Итак, один человек распадается на несовершенного человека, ангела и беса. Но бес и ангел одинаково составляют метаэмирический мир, а совершенство онтически предшествует несовершенству. В этом смысле идеальный образ человека тоже ранее несовершенства: мир ангельский создан «вначале». И так получается одностороннее, но в некотором отношении верное, а несовершенным людям — наиболее доступное понимание истории мира: человеческому воззрению предстает прежде всего распадение метаэмпирического «духовного» мира на ангелов и бесов. Не включая же в это начальное событие себя, человек не в состоянии объяснить, почему «красный дракон» хвостом «увлек с неба на землю третью часть звезд» (Ап. XII, 4) и «большая звезда» «пала на третью часть рек» (ib. VIII, 10).

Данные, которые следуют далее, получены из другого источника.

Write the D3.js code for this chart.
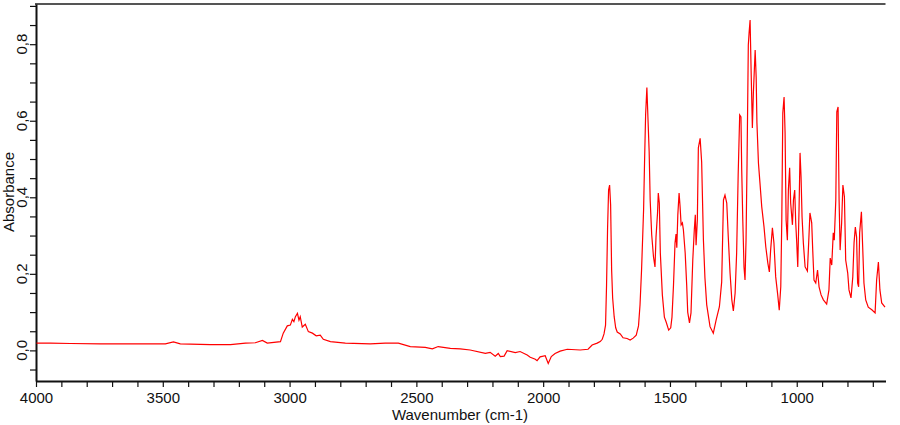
<!DOCTYPE html>
<html>
<head>
<meta charset="utf-8">
<script src="https://cdn.jsdelivr.net/npm/d3@7"></script>
<style>
  html, body { margin: 0; padding: 0; background: #fff; }
  svg { display: block; }
  text { font-family: Arial, "Liberation Sans", sans-serif; }
</style>
</head>
<body>
<svg id="chart" width="900" height="425"></svg>
<script>
// Wavenumber (cm-1) of sampled points
const wavenumber = [
  3998, 3943, 3864, 3746, 3628, 3490, 3458, 3431, 3312, 3233, 3174, 3135, 3107, 3088, 3036,
  3025, 3009, 2997, 2989, 2983, 2977, 2969, 2963, 2958, 2950, 2938, 2926, 2910, 2895, 2879,
  2867, 2839, 2780, 2682, 2623, 2571, 2524, 2465, 2437, 2414, 2366, 2327, 2288, 2228, 2209,
  2189, 2177, 2169, 2154, 2142, 2110, 2091, 2063, 2051, 2031, 2024, 2012, 1992, 1980, 1968,
  1953, 1933, 1905, 1854, 1823, 1807, 1787, 1775, 1767, 1760, 1754, 1750, 1746, 1742, 1738,
  1734, 1730, 1726, 1720, 1714, 1708, 1696, 1685, 1669, 1657, 1645, 1633, 1624, 1618, 1612,
  1608, 1604, 1600, 1596, 1591, 1587, 1582, 1578, 1572, 1565, 1559, 1555, 1549, 1546, 1542,
  1538, 1530, 1522, 1515, 1505, 1497, 1492, 1486, 1480, 1476, 1473, 1469, 1464, 1460, 1456,
  1451, 1447, 1440, 1434, 1430, 1423, 1417, 1410, 1404, 1400, 1397, 1392, 1388, 1381, 1375,
  1368, 1362, 1355, 1342, 1329, 1318, 1305, 1296, 1289, 1283, 1276, 1270, 1263, 1256, 1250,
  1243, 1237, 1231, 1225, 1220, 1217, 1213, 1208, 1204, 1200, 1196, 1191, 1188, 1184, 1180,
  1175, 1171, 1164, 1160, 1157, 1151, 1145, 1138, 1129, 1122, 1114, 1108, 1103, 1096, 1090,
  1083, 1075, 1069, 1063, 1059, 1055, 1050, 1046, 1042, 1037, 1033, 1028, 1024, 1017, 1013,
  1008, 1004, 1000, 996, 991, 987, 983, 979, 974, 967, 958, 952, 948, 941, 937,
  932, 925, 918, 912, 904, 895, 882, 873, 868, 862, 856, 852, 846, 842, 837,
  833, 829, 823, 818, 812, 807, 799, 794, 786, 779, 774, 769, 764, 760, 756,
  752, 745, 740, 735, 728, 718, 704, 691, 685, 678, 672, 665, 652
];
// Absorbance at each sampled point
const absorbance = [
  0.019, 0.019, 0.018, 0.017, 0.017, 0.017, 0.022, 0.017, 0.015, 0.015, 0.019, 0.020, 0.026, 0.019, 0.023,
  0.045, 0.064, 0.066, 0.081, 0.075, 0.088, 0.097, 0.079, 0.088, 0.061, 0.068, 0.049, 0.045, 0.038, 0.040,
  0.029, 0.023, 0.019, 0.017, 0.019, 0.019, 0.010, 0.008, 0.004, 0.010, 0.005, 0.004, 0.001, -0.008, -0.005,
  -0.015, -0.008, -0.016, -0.015, -0.001, -0.006, -0.003, -0.012, -0.018, -0.023, -0.027, -0.017, -0.014, -0.034, -0.016,
  -0.008, -0.002, 0.003, 0.001, 0.003, 0.014, 0.019, 0.023, 0.029, 0.043, 0.066, 0.171, 0.320, 0.419, 0.432,
  0.380, 0.210, 0.137, 0.088, 0.059, 0.048, 0.043, 0.033, 0.031, 0.027, 0.032, 0.040, 0.064, 0.119, 0.210,
  0.288, 0.367, 0.498, 0.615, 0.687, 0.611, 0.519, 0.393, 0.302, 0.245, 0.218, 0.296, 0.359, 0.411, 0.385,
  0.255, 0.145, 0.087, 0.074, 0.053, 0.059, 0.087, 0.171, 0.281, 0.304, 0.268, 0.354, 0.411, 0.375, 0.328,
  0.333, 0.315, 0.255, 0.171, 0.100, 0.072, 0.098, 0.236, 0.315, 0.354, 0.275, 0.341, 0.529, 0.554, 0.492,
  0.288, 0.189, 0.119, 0.062, 0.045, 0.079, 0.114, 0.179, 0.393, 0.406, 0.385, 0.296, 0.202, 0.132, 0.103,
  0.150, 0.255, 0.458, 0.615, 0.610, 0.471, 0.346, 0.218, 0.184, 0.288, 0.489, 0.798, 0.829, 0.863, 0.732,
  0.581, 0.673, 0.785, 0.714, 0.594, 0.489, 0.437, 0.375, 0.322, 0.270, 0.228, 0.205, 0.262, 0.320, 0.281,
  0.192, 0.145, 0.105, 0.166, 0.341, 0.620, 0.662, 0.568, 0.341, 0.288, 0.419, 0.477, 0.385, 0.328, 0.393,
  0.419, 0.333, 0.281, 0.218, 0.367, 0.516, 0.453, 0.348, 0.281, 0.218, 0.207, 0.296, 0.359, 0.333, 0.262,
  0.184, 0.176, 0.210, 0.166, 0.145, 0.132, 0.121, 0.158, 0.241, 0.223, 0.307, 0.288, 0.393, 0.623, 0.636,
  0.393, 0.262, 0.333, 0.432, 0.401, 0.236, 0.202, 0.158, 0.137, 0.192, 0.281, 0.322, 0.296, 0.176, 0.166,
  0.307, 0.362, 0.270, 0.176, 0.132, 0.113, 0.106, 0.098, 0.184, 0.231, 0.158, 0.124, 0.113
];
const xTickLabels = [4000, 3500, 3000, 2500, 2000, 1500, 1000];
const yTickLabels = [0.0, 0.2, 0.4, 0.6, 0.8];
const xTitle = "Wavenumber (cm-1)";
const yTitle = "Absorbance";

const svg = d3.select("#chart");
const L = 36, R = 885.5, T = 4, B = 381;

const x = d3.scaleLinear().domain([4000, 650]).range([L, R]);
const y = d3.scaleLinear().domain([-0.08, 0.905]).range([B, T]);

svg.append("rect").attr("width", 900).attr("height", 425).attr("fill", "#fff");

// top border
svg.append("line")
  .attr("x1", L - 1).attr("x2", R).attr("y1", T).attr("y2", T)
  .attr("stroke", "#555").attr("stroke-width", 2);

// x axis
const xMinor = d3.range(700, 4001, 100);
const xAxis = d3.axisBottom(x)
  .tickValues(xMinor)
  .tickSize(6)
  .tickSizeOuter(0)
  .tickFormat(d => xTickLabels.includes(d) ? String(d) : "");
const gx = svg.append("g").attr("transform", `translate(0,${B})`).call(xAxis);
gx.select(".domain").attr("stroke", "#111").attr("stroke-width", 2);
gx.selectAll(".tick line").attr("stroke", "#111").attr("stroke-width", 1.2);
gx.selectAll(".tick text")
  .attr("y", 22).attr("dy", 0)
  .attr("font-size", 15).attr("fill", "#111")
  .style("font-family", "Arial, 'Liberation Sans', sans-serif");

// y axis
const yMinor = d3.range(-1, 19).map(i => +(i * 0.05).toFixed(2));
const yAxis = d3.axisLeft(y)
  .tickValues(yMinor)
  .tickSize(6)
  .tickSizeOuter(0)
  .tickFormat("");
const gy = svg.append("g").attr("transform", `translate(${L},0)`).call(yAxis);
gy.select(".domain").attr("stroke", "#111").attr("stroke-width", 2);
gy.selectAll(".tick line").attr("stroke", "#111").attr("stroke-width", 1.2);

// rotated y tick labels with comma decimal
svg.append("g").selectAll("text").data(yTickLabels).join("text")
  .attr("transform", d => `translate(26.5,${y(d)}) rotate(-90)`)
  .attr("text-anchor", "middle")
  .attr("font-size", 15).attr("fill", "#111")
  .text(d => d.toFixed(1).replace(".", ","));

// axis titles
svg.append("text")
  .attr("x", 460).attr("y", 420)
  .attr("text-anchor", "middle").attr("font-size", 15).attr("fill", "#111")
  .text(xTitle);
svg.append("text")
  .attr("transform", "translate(14,192) rotate(-90)")
  .attr("text-anchor", "middle").attr("font-size", 15).attr("fill", "#111")
  .text(yTitle);

// spectrum
const pts = wavenumber.map((w, i) => [w, absorbance[i]]);
const line = d3.line().x(d => x(d[0])).y(d => y(d[1]));
svg.append("path")
  .datum(pts)
  .attr("d", line)
  .attr("fill", "none")
  .attr("stroke", "#ff0000")
  .attr("stroke-width", 1.2)
  .attr("stroke-linejoin", "miter");
</script>
</body>
</html>
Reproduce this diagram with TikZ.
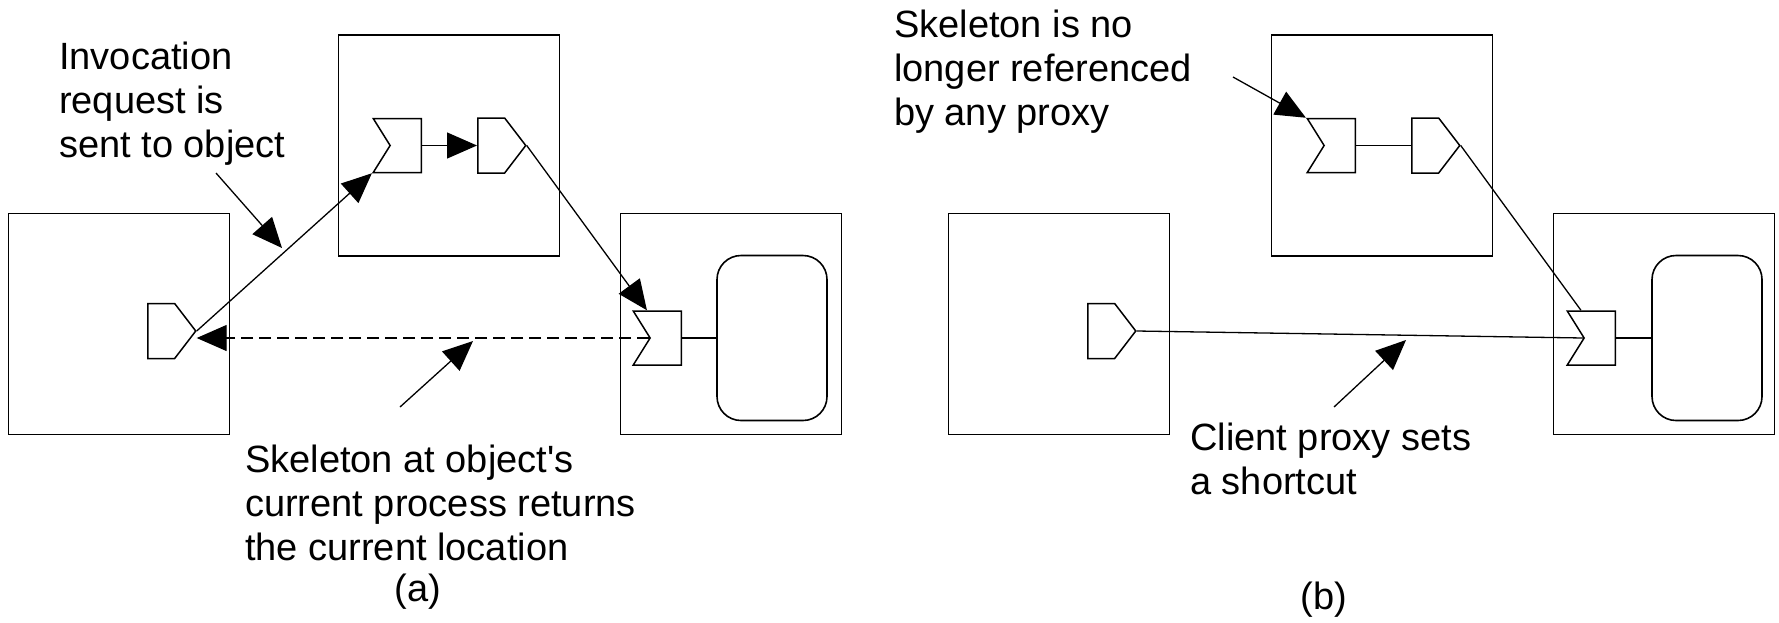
\documentclass[tikz,border=0pt]{standalone}
\usepackage{fontspec}
\setmainfont{Liberation Sans}
\usetikzlibrary{positioning,calc,shapes.symbols,arrows.meta}

\begin{document}
\begin{tikzpicture}[
    x=1pt, y=-1pt,
    host/.style={draw, line width=1.8pt, minimum width=221pt, minimum height=221pt, inner sep=0pt},
    objbox/.style={draw, line width=1.6pt, rounded corners=24pt, minimum width=110pt, minimum height=165pt, inner sep=0pt},
    proxy/.style={draw, line width=1.5pt, signal, signal to=east, signal pointer angle=105, minimum width=48pt, minimum height=55pt, inner sep=0pt, anchor=west},
    skel/.style={draw, line width=1.5pt, signal, signal to=nowhere, signal from=west, signal pointer angle=116, minimum width=48pt, minimum height=54pt, inner sep=0pt, anchor=east},
    link/.style={draw, line width=1.3pt},
    head/.style={-{Triangle[length=30pt, width=26pt]}},
    note/.style={align=left, inner sep=0pt, anchor=north west, font=\fontsize{38}{44}\selectfont},
    caption/.style={inner sep=0pt, font=\fontsize{38}{44}\selectfont}
]
\useasboundingbox (0,0) rectangle (1779,622);

% (a) processes
\node[host] (clientA) at (119,324) {};
\node[host] (oldA) at (449,145.5) {};
\node[host] (curA) at (731,324) {};
\node[objbox] (objA) at (772,338) {};

% (a) proxies and skeletons
\node[proxy] (proxyA) at (147,331) {};
\node[skel] (skelA) at (422,145.5) {};
\node[proxy] (fwdA) at (477,145.5) {};
\node[skel] (skelCurA) at (682,338) {};

% (b) processes
\node[host] (clientB) at (1059,324) {};
\node[host] (oldB) at (1382,145.5) {};
\node[host] (curB) at (1664,324) {};
\node[objbox] (objB) at (1707,338) {};

% (b) proxies and skeletons
\node[proxy] (proxyB) at (1087,331) {};
\node[skel] (skelB) at (1356,145.5) {};
\node[proxy] (fwdB) at (1411,145.5) {};
\node[skel] (skelCurB) at (1616,338) {};

% (a) connections
\draw[link, head] (proxyA.east) -- (skelA.south west);
\draw[link, head] (skelA.east) -- (fwdA.west);
\draw[link, head] (fwdA.east) -- ($(skelCurA.north west)!0.3!(skelCurA.north east)$);
\draw[link] (skelCurA.east) -- (objA.west);
\draw[link, head, dash pattern=on 12pt off 6pt] (skelCurA.west) -- (skelCurA.west -| proxyA.east);

% (b) connections
\draw[link] (skelB.east) -- (fwdB.west);
\draw[link] (fwdB.east) -- ($(skelCurB.north west)!0.3!(skelCurB.north east)$);
\draw[link] (proxyB.east) -- (skelCurB.west);
\draw[link] (skelCurB.east) -- (objB.west);

% pointers from the notes
\coordinate (invTail) at (216,173);
\coordinate (invHit) at (282,248);
\draw[link, head] (invTail) -- (invHit);
\coordinate (retTail) at (400,407);
\coordinate (retHit) at (473,341);
\draw[link, head] (retTail) -- (retHit);
\coordinate (gcTail) at (1233,77);
\draw[link, head] (gcTail) -- (skelB.north west);
\coordinate (cutTail) at (1334,407);
\coordinate (cutHit) at (1406,340);
\draw[link, head] (cutTail) -- (cutHit);

% notes
\node[note] (invNote) at (59,42) {Invocation\\request is\\sent to object};
\node[note] (retNote) at (245,445) {Skeleton at object\textquotesingle s\\current process returns\\the current location};
\node[note] (gcNote) at (894,10) {Skeleton is no\\longer referenced\\by any proxy};
\node[note] (cutNote) at (1190,423) {Client proxy sets\\a shortcut};
\node[caption] (capA) at (418,592) {(a)};
\node[caption] (capB) at (1324,600) {(b)};

\end{tikzpicture}
\end{document}
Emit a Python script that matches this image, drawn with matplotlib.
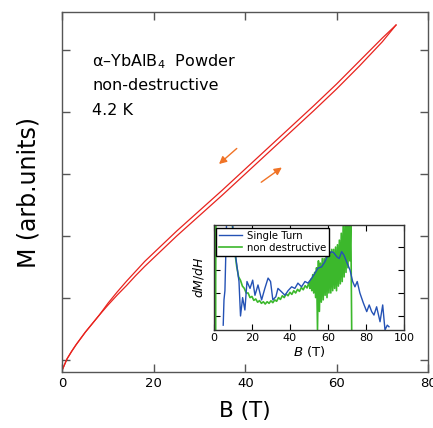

Граница эмпирического и метаэмпирического не совпадает с границею непосредственно познаваемого нами (ср. § 21). Кроме того, она не является чем–то неподвижным, но — постоянно меняется, хотя никогда не исчезает. Эта граница — наша «первая» смерть, сразу относящаяся к обоим мирам, та преграда (methorion), которую разрушил Христос.
В сознании тварью своего несовершенства уже наличествует некоторое знание ею своего совершенства, благодаря которому несовершенство только и может быть опознано. Конечно, несовершенное бытие, надрываемое несовершенною, «первою» смертью, — дурная бесконечность умирания, вечная «живая смерть». Конечно, оно — вечная адская мука, бесконечное страдание, осуществляющее себя как неизбывную кару, свободная неполнота Богоприятия или — что то же самое — отдачи себя Богу. Конечно, оно — вечный ад, в который погружено, которым охвачено наше эмпирическое существование, столь похожее на Элисиум древних. Но оно обладает предикатом бытия, предикатом Божественным и, следовательно, неуничтожимо и непреодолимо. Оно есть всегда и навсегда, как нелепая и неустранимая дурная бесконечность.
Если адское бытие вечно, оно причастно Богобытию, ибо никто не вечен, кроме Бога, и вечность — само Божество. Бог нисшел во ад и находится в аду, а бытие адское — в Боге. Но раз Бог уничижил Себя до самоотдачи несовершенному и до сошествия в «преисподния земли», раз Он даровал бытие, т. е. Себя, аду, навеки утвердив бессмыслицу дурной бесконечности, — Он тем самым даровал этой дурной бесконечности всю Свою полноту. Но тогда Он и преодолел ее как дурную. Смертью попрал он смерть и утверждением, т. е. свободным приятием, ада как факта и кары, но, конечно, не вины «разрушил вереи адские».
Бог приемлет и делает Собою факт несовершенства, обрекая Себя на неполноту бытия, которая не Им определена, Ему противоречит и невозможна (§ 31). Превращая невозможность в действительность, Бог переносит противоречие внутрь Себя. Он оказывается не только бытием и небытием, а еще и чем–то третьим — неполным и невосполнимым бытием. Он становится участненностью, непреодолимостью, необходимостью, Он — полнота, самопреодоление и свобода. Но стать невозможностью — то же, что сделать ее возможной (действительное не невозможно); свободно стать непреодолимостью — то же, что ее преодолеть и сделать преодолимой; свободно стать необходимостью — то же, что сделать ее свободною. Ведь необходимость непреодолима лишь тогда, когда она — плод недостаточной, немощной свободы. Участненность и необходимость бытия стала и полнотою, и свободою; и Бог уже не просто полнота, но — полнота, воскресшая из своего самоотрицания, т. е. не из небытия, а из невозможного бытия. Разумеется, нельзя признать совершенным того, кто способен пасть, т. е. стать несовершенным, и кто становится несовершенным. Но, если Бог свободно становится несовершенным и несовершенство преодолевает, в этом сказывается вся Его сила и преизбыточествующая полнота, совершенство превыше совершенства. Несовершенство твари есть в силу неполноты ее хотения и как осуществление этой неполноты. Несовершенство Бога есть вопреки полноте Его хотения, т. е. для того, чтобы не быть, и только ради твари. Неужели же Бог, вызвавший свободу из небытия, бессилен вызвать ее из того, что все же есть некоторая свобода? Спасти человека Богу не труднее, чем его сотворить.